Who else should be at the table — and what to say to them.

Clergy & Faith Leaders

"Pastor, the same families in your congregation who rely on their corner store, their bar, their laundromat — they're the ones who'll lose hours or jobs if this ban passes."
The Ask Sign on to a coalition letter. Speak to their alderperson. Most importantly: testify on May 20 about the small business owners in their congregation. Faith leaders move undecided alders.

Recovery & Community Centers

"Real harm-reduction policy is regulation, not prohibition. A ban pushes activity underground and ends the revenue stream that funds neighborhood programs and small business jobs."
The Ask Public position favoring regulated, licensed machines over outright ban. Offer to participate in developing an enforcement framework that includes responsible-play standards.
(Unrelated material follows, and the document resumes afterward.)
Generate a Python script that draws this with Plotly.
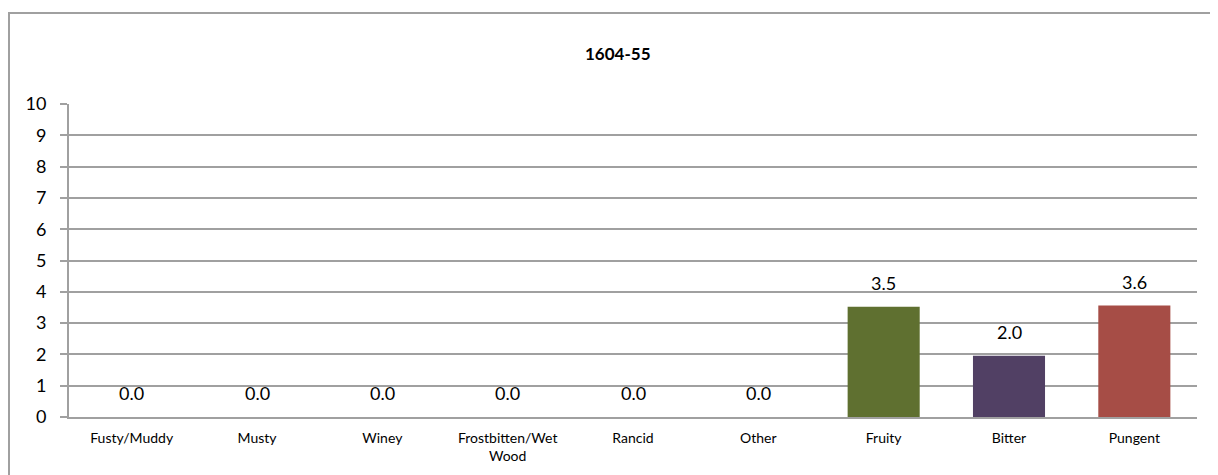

Small Business Associations

"Chambers of commerce, restaurant associations, neighborhood business groups — your members are the 220+ businesses that filed applications. They need cover."
The Ask Joint statement opposing the ban. Member businesses willing to testify on May 20. Pressure on alderpeople from chamber leadership directly.

Local Workers & Employees

"If you bartend, manage, clean, or stock at a business with a machine — you're affected. Your shift, your tips, your hours."
The Ask Sign petition. Show up at City Hall on May 20. Tell their alderperson directly that this ban costs them income.